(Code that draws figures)
□ □ □ □ □
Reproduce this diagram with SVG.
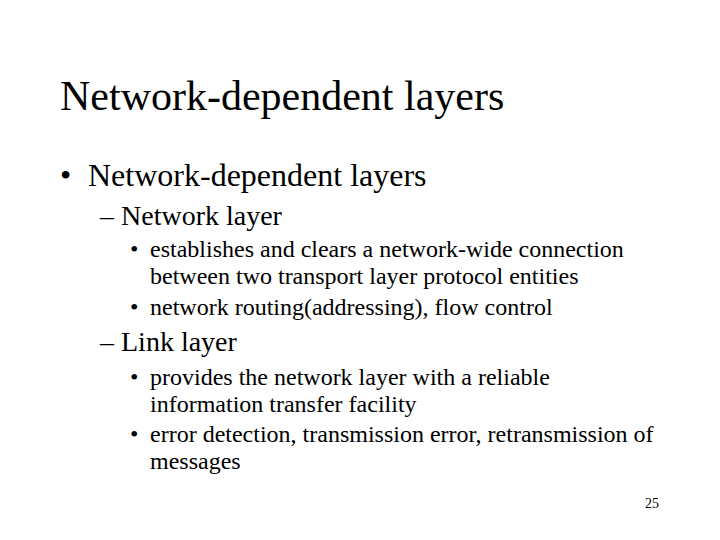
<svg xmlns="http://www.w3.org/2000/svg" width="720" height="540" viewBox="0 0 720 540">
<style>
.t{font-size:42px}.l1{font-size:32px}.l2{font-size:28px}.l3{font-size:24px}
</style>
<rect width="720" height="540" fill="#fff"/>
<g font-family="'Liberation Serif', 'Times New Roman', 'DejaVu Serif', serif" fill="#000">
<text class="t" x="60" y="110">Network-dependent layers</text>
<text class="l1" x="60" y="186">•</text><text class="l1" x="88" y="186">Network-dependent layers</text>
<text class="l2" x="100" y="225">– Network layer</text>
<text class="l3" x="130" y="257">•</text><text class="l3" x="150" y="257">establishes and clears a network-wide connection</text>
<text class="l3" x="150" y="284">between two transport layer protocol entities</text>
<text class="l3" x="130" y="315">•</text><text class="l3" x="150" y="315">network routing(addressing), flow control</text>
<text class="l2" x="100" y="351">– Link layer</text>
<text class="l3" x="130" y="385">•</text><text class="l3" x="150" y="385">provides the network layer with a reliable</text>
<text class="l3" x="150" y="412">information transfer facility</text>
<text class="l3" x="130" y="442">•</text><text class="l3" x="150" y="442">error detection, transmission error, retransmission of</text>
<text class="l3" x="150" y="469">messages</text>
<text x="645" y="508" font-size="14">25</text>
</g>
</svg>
□ □ □ □ □
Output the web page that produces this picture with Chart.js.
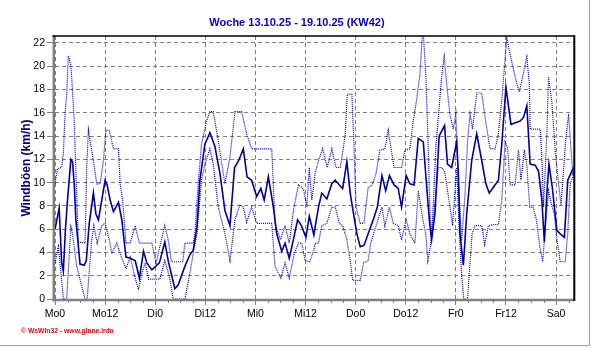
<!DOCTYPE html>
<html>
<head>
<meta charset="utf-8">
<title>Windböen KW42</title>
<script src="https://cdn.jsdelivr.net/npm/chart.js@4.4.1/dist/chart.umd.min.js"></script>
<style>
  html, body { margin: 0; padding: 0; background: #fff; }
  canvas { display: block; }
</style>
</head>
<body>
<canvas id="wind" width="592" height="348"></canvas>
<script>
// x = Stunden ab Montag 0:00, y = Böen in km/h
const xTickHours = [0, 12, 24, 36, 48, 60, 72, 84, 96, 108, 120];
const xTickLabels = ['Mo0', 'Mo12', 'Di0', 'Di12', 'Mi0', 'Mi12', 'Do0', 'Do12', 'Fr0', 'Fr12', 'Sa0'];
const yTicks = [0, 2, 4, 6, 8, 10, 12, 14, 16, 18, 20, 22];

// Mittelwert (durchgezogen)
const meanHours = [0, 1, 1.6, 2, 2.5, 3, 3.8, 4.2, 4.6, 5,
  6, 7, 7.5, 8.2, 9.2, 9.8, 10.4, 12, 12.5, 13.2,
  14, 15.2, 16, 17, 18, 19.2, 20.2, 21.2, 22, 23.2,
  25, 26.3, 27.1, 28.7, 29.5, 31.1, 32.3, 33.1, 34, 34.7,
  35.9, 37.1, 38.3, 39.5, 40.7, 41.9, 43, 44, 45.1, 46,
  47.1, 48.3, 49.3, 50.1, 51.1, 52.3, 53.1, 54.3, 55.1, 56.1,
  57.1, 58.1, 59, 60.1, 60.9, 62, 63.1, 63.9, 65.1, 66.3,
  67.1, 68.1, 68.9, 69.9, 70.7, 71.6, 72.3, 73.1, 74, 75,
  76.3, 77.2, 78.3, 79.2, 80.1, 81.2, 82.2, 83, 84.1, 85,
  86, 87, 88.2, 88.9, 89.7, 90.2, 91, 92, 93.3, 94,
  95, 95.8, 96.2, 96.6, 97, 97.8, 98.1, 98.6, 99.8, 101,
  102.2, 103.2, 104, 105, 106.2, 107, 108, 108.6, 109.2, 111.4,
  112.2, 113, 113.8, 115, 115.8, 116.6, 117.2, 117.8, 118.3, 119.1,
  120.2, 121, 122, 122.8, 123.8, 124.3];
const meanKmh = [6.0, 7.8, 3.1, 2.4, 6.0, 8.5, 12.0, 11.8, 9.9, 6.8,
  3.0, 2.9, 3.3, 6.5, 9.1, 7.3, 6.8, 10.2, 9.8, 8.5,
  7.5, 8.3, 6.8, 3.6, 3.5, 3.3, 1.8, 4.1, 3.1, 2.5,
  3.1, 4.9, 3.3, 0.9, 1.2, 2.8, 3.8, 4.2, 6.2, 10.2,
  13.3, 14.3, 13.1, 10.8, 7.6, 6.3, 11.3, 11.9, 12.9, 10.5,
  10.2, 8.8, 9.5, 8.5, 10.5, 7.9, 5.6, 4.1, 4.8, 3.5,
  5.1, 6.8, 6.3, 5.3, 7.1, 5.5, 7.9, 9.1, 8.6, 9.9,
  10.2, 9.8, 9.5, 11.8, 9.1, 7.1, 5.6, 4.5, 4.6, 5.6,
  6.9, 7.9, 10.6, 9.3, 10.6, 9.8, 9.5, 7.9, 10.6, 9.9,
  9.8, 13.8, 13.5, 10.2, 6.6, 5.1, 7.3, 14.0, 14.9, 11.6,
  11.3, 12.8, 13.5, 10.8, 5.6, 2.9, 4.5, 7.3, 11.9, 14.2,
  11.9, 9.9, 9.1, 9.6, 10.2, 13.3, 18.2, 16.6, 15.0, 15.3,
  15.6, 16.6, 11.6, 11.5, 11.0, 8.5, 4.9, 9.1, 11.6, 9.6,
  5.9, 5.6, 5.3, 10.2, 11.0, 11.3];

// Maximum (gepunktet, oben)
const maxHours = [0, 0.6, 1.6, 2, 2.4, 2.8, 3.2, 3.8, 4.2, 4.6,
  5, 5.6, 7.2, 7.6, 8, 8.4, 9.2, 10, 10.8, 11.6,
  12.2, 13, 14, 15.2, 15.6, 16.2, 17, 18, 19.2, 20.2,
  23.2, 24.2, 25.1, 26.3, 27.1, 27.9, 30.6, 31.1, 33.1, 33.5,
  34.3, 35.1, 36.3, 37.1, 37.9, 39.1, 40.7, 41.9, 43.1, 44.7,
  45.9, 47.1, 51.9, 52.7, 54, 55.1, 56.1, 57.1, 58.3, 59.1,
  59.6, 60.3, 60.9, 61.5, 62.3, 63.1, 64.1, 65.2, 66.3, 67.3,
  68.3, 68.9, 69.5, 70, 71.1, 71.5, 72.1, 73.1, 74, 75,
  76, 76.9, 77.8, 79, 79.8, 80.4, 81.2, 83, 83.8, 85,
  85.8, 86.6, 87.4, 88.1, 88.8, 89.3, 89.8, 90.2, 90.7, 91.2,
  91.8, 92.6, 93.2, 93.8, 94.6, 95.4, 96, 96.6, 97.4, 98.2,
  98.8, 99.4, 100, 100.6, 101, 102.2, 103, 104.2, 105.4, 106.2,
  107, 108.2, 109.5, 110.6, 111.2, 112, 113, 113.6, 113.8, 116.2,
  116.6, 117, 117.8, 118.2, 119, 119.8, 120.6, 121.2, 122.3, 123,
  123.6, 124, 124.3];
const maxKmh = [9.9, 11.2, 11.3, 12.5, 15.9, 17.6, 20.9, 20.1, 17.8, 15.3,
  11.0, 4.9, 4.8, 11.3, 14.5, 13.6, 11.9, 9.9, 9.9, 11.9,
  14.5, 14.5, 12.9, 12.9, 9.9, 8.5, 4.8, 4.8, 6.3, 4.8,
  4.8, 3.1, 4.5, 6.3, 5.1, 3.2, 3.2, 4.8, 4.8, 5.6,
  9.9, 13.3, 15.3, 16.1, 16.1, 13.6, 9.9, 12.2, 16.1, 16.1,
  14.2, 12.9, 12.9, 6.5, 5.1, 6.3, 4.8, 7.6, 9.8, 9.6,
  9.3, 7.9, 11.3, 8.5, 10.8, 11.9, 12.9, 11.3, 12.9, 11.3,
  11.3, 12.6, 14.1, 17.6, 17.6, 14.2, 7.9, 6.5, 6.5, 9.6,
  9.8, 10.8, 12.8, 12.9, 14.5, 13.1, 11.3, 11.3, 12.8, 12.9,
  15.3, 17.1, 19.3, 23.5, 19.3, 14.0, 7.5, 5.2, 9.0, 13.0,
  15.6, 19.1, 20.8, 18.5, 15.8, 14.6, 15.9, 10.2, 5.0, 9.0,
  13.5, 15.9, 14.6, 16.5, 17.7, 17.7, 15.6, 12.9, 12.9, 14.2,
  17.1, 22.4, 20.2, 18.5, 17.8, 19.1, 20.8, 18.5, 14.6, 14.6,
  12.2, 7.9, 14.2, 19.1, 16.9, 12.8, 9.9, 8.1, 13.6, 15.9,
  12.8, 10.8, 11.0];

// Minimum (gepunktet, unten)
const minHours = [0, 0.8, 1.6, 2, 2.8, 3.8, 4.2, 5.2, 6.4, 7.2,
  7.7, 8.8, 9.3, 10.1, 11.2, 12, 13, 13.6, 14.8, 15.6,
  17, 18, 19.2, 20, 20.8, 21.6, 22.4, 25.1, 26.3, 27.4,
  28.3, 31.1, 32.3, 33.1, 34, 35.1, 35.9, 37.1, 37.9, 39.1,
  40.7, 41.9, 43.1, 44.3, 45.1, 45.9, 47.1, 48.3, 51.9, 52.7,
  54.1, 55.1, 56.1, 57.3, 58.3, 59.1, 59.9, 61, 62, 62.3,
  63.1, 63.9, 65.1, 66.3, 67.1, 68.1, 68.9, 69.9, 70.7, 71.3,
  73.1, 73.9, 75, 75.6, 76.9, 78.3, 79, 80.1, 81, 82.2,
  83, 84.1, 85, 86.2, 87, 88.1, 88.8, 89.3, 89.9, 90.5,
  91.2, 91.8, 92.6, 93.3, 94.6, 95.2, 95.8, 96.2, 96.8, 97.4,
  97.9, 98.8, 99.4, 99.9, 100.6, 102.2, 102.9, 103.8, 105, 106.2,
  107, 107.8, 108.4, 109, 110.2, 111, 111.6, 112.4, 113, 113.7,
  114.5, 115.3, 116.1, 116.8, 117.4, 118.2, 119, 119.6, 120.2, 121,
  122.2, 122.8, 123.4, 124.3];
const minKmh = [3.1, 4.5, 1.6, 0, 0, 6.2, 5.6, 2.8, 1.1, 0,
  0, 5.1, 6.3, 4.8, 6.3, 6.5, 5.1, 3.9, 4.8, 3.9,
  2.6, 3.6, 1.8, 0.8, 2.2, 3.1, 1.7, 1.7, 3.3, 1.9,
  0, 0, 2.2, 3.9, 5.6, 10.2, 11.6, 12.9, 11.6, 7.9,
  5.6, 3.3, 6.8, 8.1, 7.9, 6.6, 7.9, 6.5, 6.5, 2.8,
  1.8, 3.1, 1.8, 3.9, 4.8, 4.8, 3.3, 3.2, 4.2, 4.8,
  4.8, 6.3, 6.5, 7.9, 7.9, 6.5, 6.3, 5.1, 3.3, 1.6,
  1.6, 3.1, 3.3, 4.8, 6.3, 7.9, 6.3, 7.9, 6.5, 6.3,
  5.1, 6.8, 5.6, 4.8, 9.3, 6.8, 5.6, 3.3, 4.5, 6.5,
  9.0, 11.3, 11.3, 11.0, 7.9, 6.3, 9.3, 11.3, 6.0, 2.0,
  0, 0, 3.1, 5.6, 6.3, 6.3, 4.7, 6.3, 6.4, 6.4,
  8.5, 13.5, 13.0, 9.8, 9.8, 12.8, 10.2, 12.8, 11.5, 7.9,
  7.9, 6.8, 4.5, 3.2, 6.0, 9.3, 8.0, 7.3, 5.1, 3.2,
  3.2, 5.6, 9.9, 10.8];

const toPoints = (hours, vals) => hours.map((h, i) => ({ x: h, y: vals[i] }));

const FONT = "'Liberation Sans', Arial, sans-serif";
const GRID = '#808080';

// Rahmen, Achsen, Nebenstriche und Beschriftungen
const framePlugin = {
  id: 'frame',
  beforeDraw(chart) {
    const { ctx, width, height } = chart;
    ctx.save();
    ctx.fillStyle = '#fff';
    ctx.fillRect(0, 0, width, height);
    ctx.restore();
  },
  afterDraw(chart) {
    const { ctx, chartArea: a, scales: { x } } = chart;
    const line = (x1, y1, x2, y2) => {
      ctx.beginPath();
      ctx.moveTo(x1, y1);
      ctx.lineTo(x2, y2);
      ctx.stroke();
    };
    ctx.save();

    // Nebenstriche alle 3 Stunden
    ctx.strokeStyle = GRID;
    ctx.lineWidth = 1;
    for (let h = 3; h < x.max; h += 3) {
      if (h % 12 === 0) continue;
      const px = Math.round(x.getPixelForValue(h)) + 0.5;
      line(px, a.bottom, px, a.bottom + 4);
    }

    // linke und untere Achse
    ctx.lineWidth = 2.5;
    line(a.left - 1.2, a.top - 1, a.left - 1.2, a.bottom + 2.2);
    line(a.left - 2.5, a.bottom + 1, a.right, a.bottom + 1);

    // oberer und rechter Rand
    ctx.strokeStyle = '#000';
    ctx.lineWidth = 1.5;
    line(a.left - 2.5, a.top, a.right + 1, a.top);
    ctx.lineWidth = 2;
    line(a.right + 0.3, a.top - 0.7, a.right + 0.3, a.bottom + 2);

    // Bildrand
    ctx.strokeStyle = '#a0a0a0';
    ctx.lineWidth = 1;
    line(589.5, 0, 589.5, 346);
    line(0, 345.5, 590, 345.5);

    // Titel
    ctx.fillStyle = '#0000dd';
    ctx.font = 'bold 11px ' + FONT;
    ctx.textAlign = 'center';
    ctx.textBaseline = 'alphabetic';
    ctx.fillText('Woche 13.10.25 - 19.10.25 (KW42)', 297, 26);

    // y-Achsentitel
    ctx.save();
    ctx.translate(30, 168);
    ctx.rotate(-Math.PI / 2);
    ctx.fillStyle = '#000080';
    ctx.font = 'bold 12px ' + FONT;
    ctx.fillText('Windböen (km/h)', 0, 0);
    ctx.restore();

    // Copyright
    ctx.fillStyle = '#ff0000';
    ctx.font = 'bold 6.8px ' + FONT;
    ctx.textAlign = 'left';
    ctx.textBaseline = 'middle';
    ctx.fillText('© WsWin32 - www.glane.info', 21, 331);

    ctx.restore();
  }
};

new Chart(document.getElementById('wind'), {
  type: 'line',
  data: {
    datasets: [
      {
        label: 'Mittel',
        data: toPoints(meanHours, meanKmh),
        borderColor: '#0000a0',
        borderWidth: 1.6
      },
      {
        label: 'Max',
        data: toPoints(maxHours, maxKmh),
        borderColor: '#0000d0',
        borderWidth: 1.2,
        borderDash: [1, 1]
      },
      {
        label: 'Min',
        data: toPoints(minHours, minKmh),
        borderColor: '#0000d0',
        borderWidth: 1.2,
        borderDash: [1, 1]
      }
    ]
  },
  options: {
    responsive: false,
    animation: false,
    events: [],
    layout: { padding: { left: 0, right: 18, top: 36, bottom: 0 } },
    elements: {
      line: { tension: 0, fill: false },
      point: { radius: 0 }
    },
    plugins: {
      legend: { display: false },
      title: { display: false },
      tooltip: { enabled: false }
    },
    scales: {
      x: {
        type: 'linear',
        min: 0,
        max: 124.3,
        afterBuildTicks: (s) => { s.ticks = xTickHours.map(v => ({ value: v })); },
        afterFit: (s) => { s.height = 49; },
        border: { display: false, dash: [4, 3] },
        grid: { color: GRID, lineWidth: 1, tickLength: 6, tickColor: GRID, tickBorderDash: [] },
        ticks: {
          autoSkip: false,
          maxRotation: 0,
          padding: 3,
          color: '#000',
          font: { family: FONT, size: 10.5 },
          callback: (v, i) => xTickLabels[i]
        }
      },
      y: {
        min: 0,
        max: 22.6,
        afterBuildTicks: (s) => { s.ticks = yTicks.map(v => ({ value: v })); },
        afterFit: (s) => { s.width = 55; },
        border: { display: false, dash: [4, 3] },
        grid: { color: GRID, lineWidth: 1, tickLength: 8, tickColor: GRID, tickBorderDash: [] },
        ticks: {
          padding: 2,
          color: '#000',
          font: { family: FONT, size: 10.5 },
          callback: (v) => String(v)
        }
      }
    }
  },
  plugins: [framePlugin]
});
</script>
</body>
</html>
□ □ □ □ □
Check each line above for the word "this" and say how many have it, with nothing else.

2